What’s this about “energy should have an appropriate price tag?” I can’t think of any business selling things for less than they are worth.
There will be a manufactured oil shortage (peak oil hoax)–you can be sure of that. If oil was in as short supply as the chicken littles say, the smart money would be on hoarding. Now. BigOil wouldn’t be practically giving gas away at 2.25 a gallon if it would be worth $45 a gallon in the near future. But they WILL use excuses like hurricanes and the like to manufacture shortages.
Gasoline could probably cost $0.65 a gallon today. However, the bean counters figured out that a national average of somewhere in the $2 range will extract the most possible from the nation. Charge less and get less. Charge more and sell way less.
You can bet that if we all drive 70mpg fruit-powered gokarts that gasoline would hit $11/gal tomorrow so that the Man still gets as much of your paycheck as he can. He won’t starve you yet–you’re of no use to the Man if you’re dead.
That’s the only photo of a guy posing in front of his books where it looks like the books have actually been used. Maybe you’re on to something.
Great article!
I’m currently wrestling with a difficult decision: Lotus Elise or ‘vette? I’m glad that I’m covered either way :)

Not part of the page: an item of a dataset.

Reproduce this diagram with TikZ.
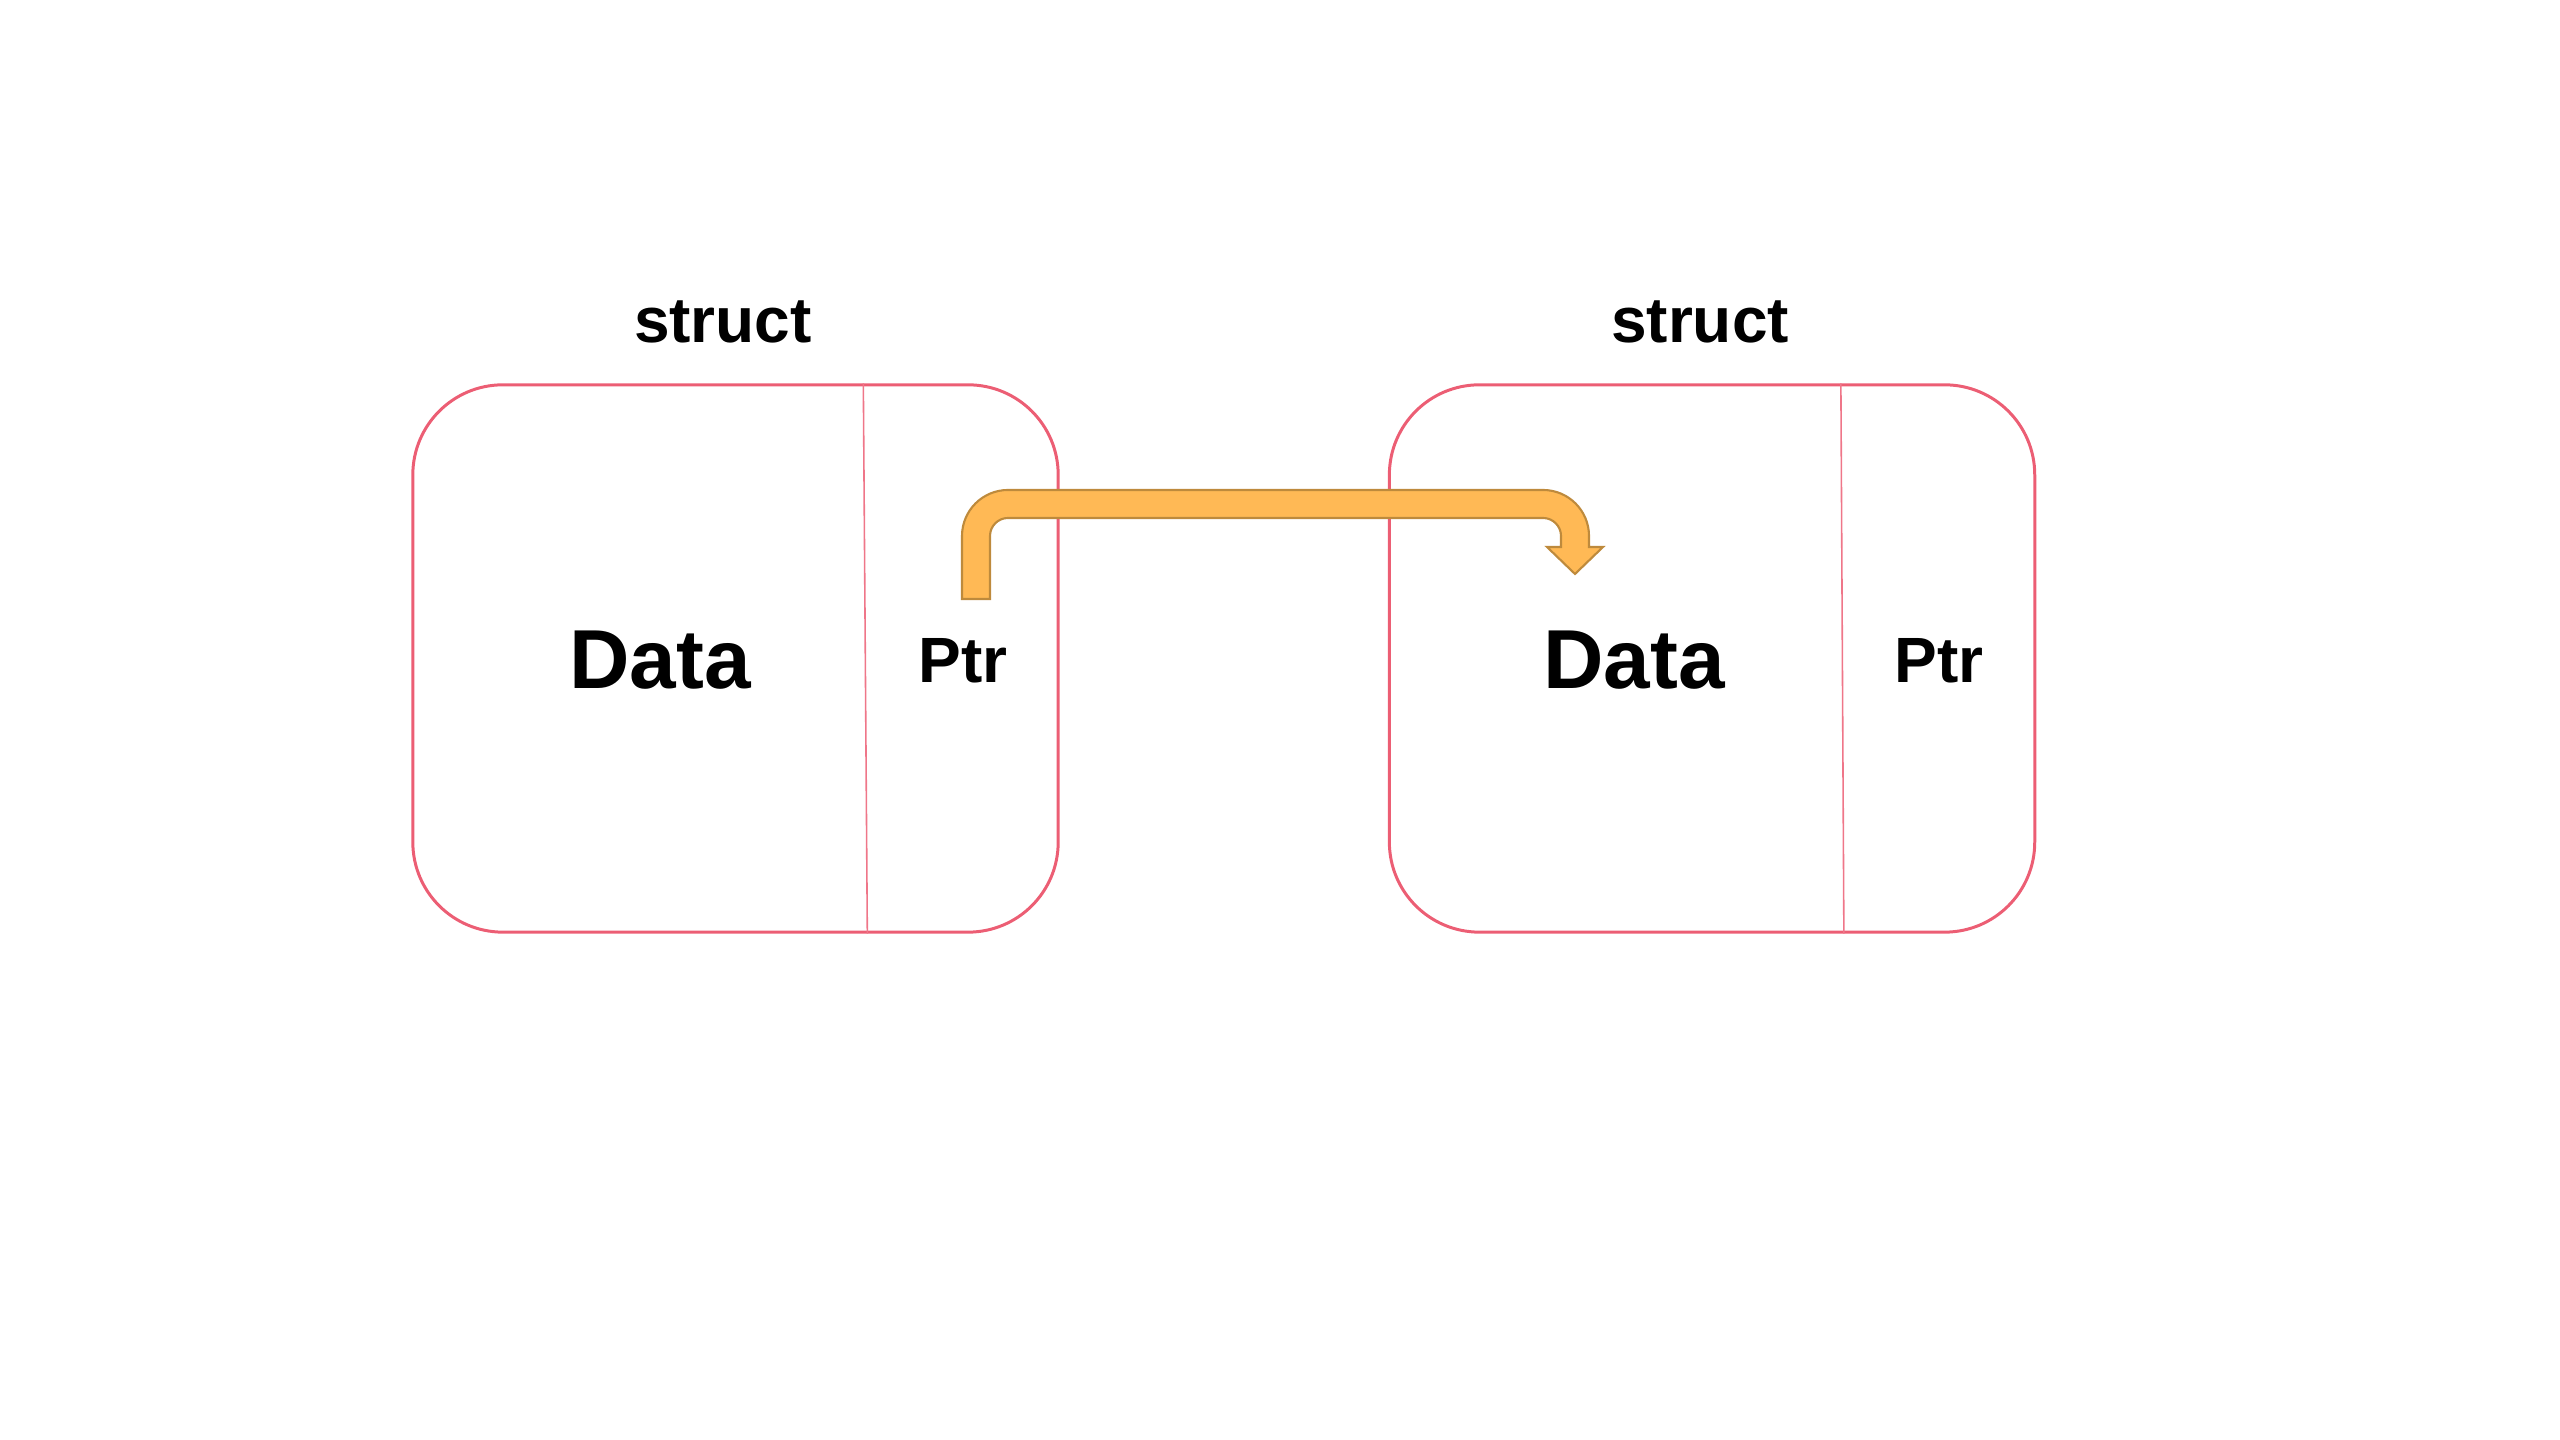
\documentclass[tikz,border=0pt]{standalone}
\usepackage{fontspec}
\setmainfont{Liberation Sans}
\usetikzlibrary{positioning, calc}
\definecolor{boxred}{RGB}{236,94,116}
\definecolor{arrowfill}{RGB}{255,185,85}
\definecolor{arrowline}{RGB}{190,138,60}
\tikzstyle{structbox} = [rectangle, rounded corners=0.9cm, draw=boxred, line width=0.85pt, minimum width=6.45cm, minimum height=5.47cm]
\tikzstyle{divider} = [draw=boxred!85, line width=0.45pt]
\tikzstyle{title} = [font=\fontsize{18.2}{22}\selectfont\bfseries]
\tikzstyle{datatext} = [font=\fontsize{23.8}{29}\selectfont\bfseries]
\tikzstyle{ptrtext} = [font=\fontsize{18.2}{22}\selectfont\bfseries]
\tikzstyle{ptrarrow} = [fill=arrowfill, draw=arrowline, line width=0.6pt, line join=miter]

\begin{document}
\begin{tikzpicture}[x=0.01cm, y=0.01cm]
        \useasboundingbox (0,0) rectangle (2560,1440);
        \node (box_a) [structbox] at (735.5,781.5) {};
        \node (box_b) [structbox, right=3.28cm of box_a] {};
        \draw[divider] ($(box_a.north west)+(452,0)$) -- ($(box_a.south west)+(456,0)$);
        \draw[divider] ($(box_b.north west)+(453,0)$) -- ($(box_b.south west)+(456,0)$);

        \node (struct_a) [title] at (723,1118) {struct};
        \node (struct_b) [title] at (1700,1118) {struct};
        \node (data_a) [datatext] at (660,780) {Data};
        \node (ptr_a) [ptrtext] at (963,779) {Ptr};
        \node (data_b) [datatext] at (1634,780) {Data};
        \node (ptr_b) [ptrtext] at (1939,779) {Ptr};

        % pointer arrow
        \draw[ptrarrow] (962,841) -- (962,904) arc[start angle=180, end angle=90, radius=46]
            -- (1543,950) arc[start angle=90, end angle=0, radius=46]
            -- (1589,893) -- (1603,893) -- (1575,866) -- (1547,893) -- (1561,893)
            -- (1561,904) arc[start angle=0, end angle=90, radius=18]
            -- (1008,922) arc[start angle=90, end angle=180, radius=18]
            -- (990,841) -- cycle;
    \end{tikzpicture}
\end{document}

You’re treading on my Truthyness of why we aren’t building efficient cars.
On the issue of car weight and new technologies. The combination of the two could provide a virtuous circle. There is some potential but we are not there yet. CFPs are stronger and lighter than traditional steel parts. That is why we see them on race cars. And “look at me” cool shifter knobs.
Applying these new materials to cars can reduce the weight and at the same time allow the conservation of current safety standards. What’s more, over time when the average wheight of cars is reduced, there is less mass on the road for potential carnage. Less mass, less death, less consumption.
One caveat is as Ash78 points out is NVH. People want their cake and to eat it too. But this is a solvable problem too. There will be a learning curve to applying new materials to solve problems. But it will be better than before.
I don’t mean to quibble, but Light Crude closed at $61.22 and Brent Crude at $59.46 last night. A person would need to be pathologically pessimistic to believe that the prices are not or never will be below $70 a barrel. See CCNMoney.com. Nonetheless, great article. Lighter is better.
To further bring light to this lower-than-snake-****one percent figure…
We must also keep in mind that part of the inefficiency of the automobile is a derivative of the inefficiency of gasoline itself. Upon combustion (and the subsequent conversion of engery), approximately 70% of all the energy stored in gasoline is wasted as heat, leaving only 30% to be converted to mechanical energy.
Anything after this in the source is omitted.